A jury found in favor of the defendants on all claims, except it found that defendant Detective Callahan had violated Drumgold's civil rights by giving Evans "substantial amounts of money." The cash given to Evans totaled $20.

Though this jury was unable to reach a verdict on the appropriate damages award Callahan should pay Drumgold, a second jury ordered the detective to pay $14 million. It found that Callahan "intentionally or recklessly withheld evidence from prosecutors."

U.S. District Judge Nancy Gertner rejected Callahan's subsequent motion for judgment as a matter of law, a new trial and a reduction in damages.

"It is axiomatic that for someone who is homeless and vulnerable, the potential of food and housing provides a very real incentive to lie," she wrote. "The jury may reasonably have concluded that this was a classic 'promises, reward, or inducement' for a government witness."

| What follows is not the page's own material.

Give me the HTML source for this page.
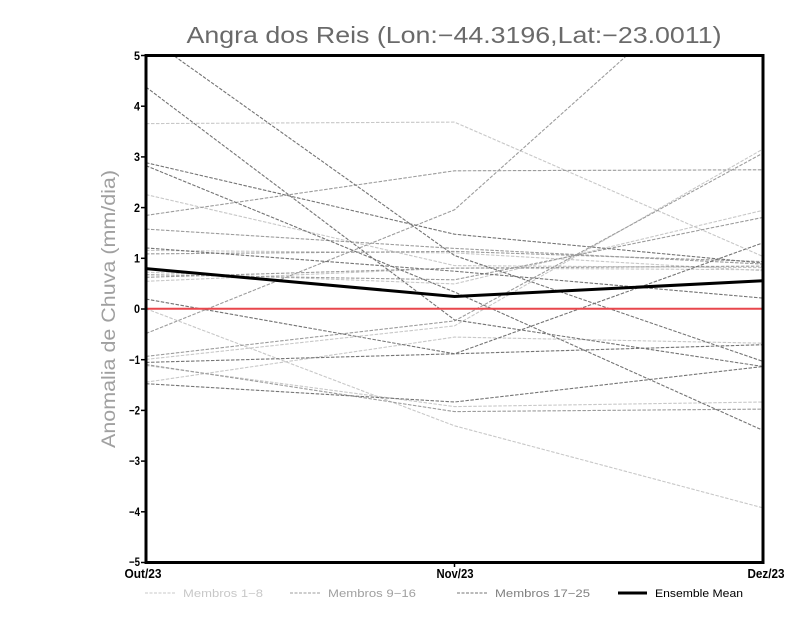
<!DOCTYPE html>
<html><head><meta charset="utf-8"><style>
html,body{margin:0;padding:0;background:#fff;}
svg{display:block;}
text{font-family:"Liberation Sans",sans-serif;}
</style></head><body>
<svg width="800" height="618" viewBox="0 0 800 618" xmlns="http://www.w3.org/2000/svg">
<rect width="800" height="618" fill="#fff"/>
<text x="454" y="43" text-anchor="middle" font-size="23" fill="#6a6a6a" textLength="535" lengthAdjust="spacingAndGlyphs">Angra dos Reis (Lon:−44.3196,Lat:−23.0011)</text>
<text transform="translate(115,309) rotate(-90)" text-anchor="middle" font-size="19" fill="#a0a0a0" textLength="278" lengthAdjust="spacingAndGlyphs">Anomalia de Chuva (mm/dia)</text>
<defs><clipPath id="c"><rect x="146" y="55" width="617" height="507"/></clipPath></defs>
<g clip-path="url(#c)" fill="none" stroke-width="1.1" stroke-dasharray="3.5 1.5">
<g stroke="#c8c8c8">
<polyline points="146,123.6 454.5,122.1 763,256.5"/>
<polyline points="146,194.6 454.5,265.6 763,267.6"/>
<polyline points="146,272.2 454.5,283.9 763,210.3"/>
<polyline points="146,281.3 454.5,268.1 763,269.7"/>
<polyline points="146,308.7 454.5,425.8 763,507.9"/>
<polyline points="146,359.4 454.5,325.9 763,149.0"/>
<polyline points="146,365.5 454.5,406.6 763,402.0"/>
<polyline points="146,382.2 454.5,337.1 763,343.2"/>
<polyline points="146,250.4 454.5,252.9 763,270.7"/>
</g>
<g stroke="#9c9c9c">
<polyline points="146,215.4 454.5,170.8 763,169.8"/>
<polyline points="146,229.1 454.5,248.4 763,264.1"/>
<polyline points="146,253.9 454.5,251.4 763,261.6"/>
<polyline points="146,274.7 454.5,279.8 763,217.4"/>
<polyline points="146,333.5 454.5,209.8 763,-66.5"/>
<polyline points="146,356.4 454.5,320.9 763,153.1"/>
<polyline points="146,364.5 454.5,411.6 763,409.1"/>
<polyline points="146,277.3 454.5,268.1 763,266.1"/>
</g>
<g stroke="#747474">
<polyline points="146,35.9 454.5,255.5 763,361.4"/>
<polyline points="146,87.1 454.5,319.9 763,366.5"/>
<polyline points="146,162.7 454.5,234.2 763,263.1"/>
<polyline points="146,165.7 454.5,292.0 763,430.4"/>
<polyline points="146,247.9 454.5,271.2 763,298.1"/>
<polyline points="146,299.1 454.5,353.8 763,242.8"/>
<polyline points="146,362.4 454.5,353.8 763,344.7"/>
<polyline points="146,383.7 454.5,402.0 763,366.5"/>
</g>
</g>
<line x1="146" y1="308.7" x2="763" y2="308.7" stroke="#e8474c" stroke-width="2"/>
<polyline points="146,268.6 454.5,296.5 763,280.8" fill="none" stroke="#000" stroke-width="3"/>
<rect x="146" y="55.5" width="617" height="507" fill="none" stroke="#000" stroke-width="3"/>
<g stroke="#000" stroke-width="1.5">
<line x1="141" y1="55.5" x2="146" y2="55.5"/>
<line x1="141" y1="106.2" x2="146" y2="106.2"/>
<line x1="141" y1="156.9" x2="146" y2="156.9"/>
<line x1="141" y1="207.6" x2="146" y2="207.6"/>
<line x1="141" y1="258.3" x2="146" y2="258.3"/>
<line x1="141" y1="309.0" x2="146" y2="309.0"/>
<line x1="141" y1="359.7" x2="146" y2="359.7"/>
<line x1="141" y1="410.4" x2="146" y2="410.4"/>
<line x1="141" y1="461.1" x2="146" y2="461.1"/>
<line x1="141" y1="511.8" x2="146" y2="511.8"/>
<line x1="141" y1="562.5" x2="146" y2="562.5"/>
<line x1="454.5" y1="562" x2="454.5" y2="567"/>
</g>
<g font-size="12" font-weight="bold" fill="#000" text-anchor="end">
<text x="140" y="60" textLength="6" lengthAdjust="spacingAndGlyphs">5</text>
<text x="140" y="110.5" textLength="6" lengthAdjust="spacingAndGlyphs">4</text>
<text x="140" y="161" textLength="6" lengthAdjust="spacingAndGlyphs">3</text>
<text x="140" y="212" textLength="6" lengthAdjust="spacingAndGlyphs">2</text>
<text x="140" y="262.5" textLength="6" lengthAdjust="spacingAndGlyphs">1</text>
<text x="140" y="313" textLength="6" lengthAdjust="spacingAndGlyphs">0</text>
<text x="140" y="364" textLength="11" lengthAdjust="spacingAndGlyphs">−1</text>
<text x="140" y="414.5" textLength="11" lengthAdjust="spacingAndGlyphs">−2</text>
<text x="140" y="465" textLength="11" lengthAdjust="spacingAndGlyphs">−3</text>
<text x="140" y="516" textLength="11" lengthAdjust="spacingAndGlyphs">−4</text>
<text x="140" y="566" textLength="11" lengthAdjust="spacingAndGlyphs">−5</text>
</g>
<g font-size="13" font-weight="bold" fill="#000" text-anchor="middle">
<text x="143" y="578" textLength="37" lengthAdjust="spacingAndGlyphs">Out/23</text>
<text x="455" y="578" textLength="37" lengthAdjust="spacingAndGlyphs">Nov/23</text>
<text x="766" y="578" textLength="37" lengthAdjust="spacingAndGlyphs">Dez/23</text>
</g>
<g font-size="11">
<line x1="145" y1="593" x2="176" y2="593" stroke="#c8c8c8" stroke-width="1" stroke-dasharray="3 1.5"/>
<text x="183" y="597" fill="#c8c8c8" textLength="80" lengthAdjust="spacingAndGlyphs">Membros 1−8</text>
<line x1="290" y1="593" x2="321" y2="593" stroke="#9c9c9c" stroke-width="1" stroke-dasharray="3 1.5"/>
<text x="328" y="597" fill="#a0a0a0" textLength="88" lengthAdjust="spacingAndGlyphs">Membros 9−16</text>
<line x1="457" y1="593" x2="488" y2="593" stroke="#747474" stroke-width="1" stroke-dasharray="3 1.5"/>
<text x="495" y="597" fill="#808080" textLength="95" lengthAdjust="spacingAndGlyphs">Membros 17−25</text>
<line x1="618" y1="593" x2="647" y2="593" stroke="#000" stroke-width="3"/>
<text x="655" y="597" fill="#000" textLength="88" lengthAdjust="spacingAndGlyphs">Ensemble Mean</text>
</g>
</svg>
</body></html>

Callahan contended that the prosecutor assigned to handling Evans' personal criminal charges knew of the hotel arraignments, and therefore he had fulfilled his duty to turn over exculpatory evidence to the district attorney's office.

But Gertner said "it would defy common sense to expect a prosecutor down the hall to recognize exculpatory evidence for a case to which he is not assigned and then ensure that it is received by the appropriate prosecutor at the appropriate time to insure that it would be disclosed it to defense counsel in a timely fashion."

"A reasonably competent officer would not assume that he had met his obligation by providing information to some other prosecutor," the decision states. "To the extent that Callahan truly misunderstood his obligation, that mistake was not reasonable."

Evan's police file never referred to his hotel stay, and the evidence suggested that the prosecutor assigned to the case was unaware of the cash, meals and housing provided to Evans. "The jury may reasonably have drawn the inference that this was not merely a lack of communication and an inadvertent omission, but rather an intentional effort on the part of Callahan to hide the information," Gertner wrote.

Callahan had also claimed that the prosecutor assigned to Drumgold's case should share liability since he learned about the hotel arraignments after the conviction. Another detective on the case testified that he had a conversation with the assigned prosecutor about the hotel room. But that same detective later said that the district attorney's office never received a bill from the hotel.

"In this context - with conflicting testimony about which reasonable minds could disagree - I will not overturn the jury's verdict," Gertner concluded.

Though "an award of $1 million per year is generous," and pushes the limits of what is conscionable, the judge cited the 1st Circuit precedent that laments the difficulty in "placing a dollar value on the emotional pain incident to wrongful incarceration, the dreary sameness of life behind bars for years on end, and the loss of freedom, relationships, and hope."

Drumgold also took home $1.6 million in attorneys' fees and $51,632 in costs.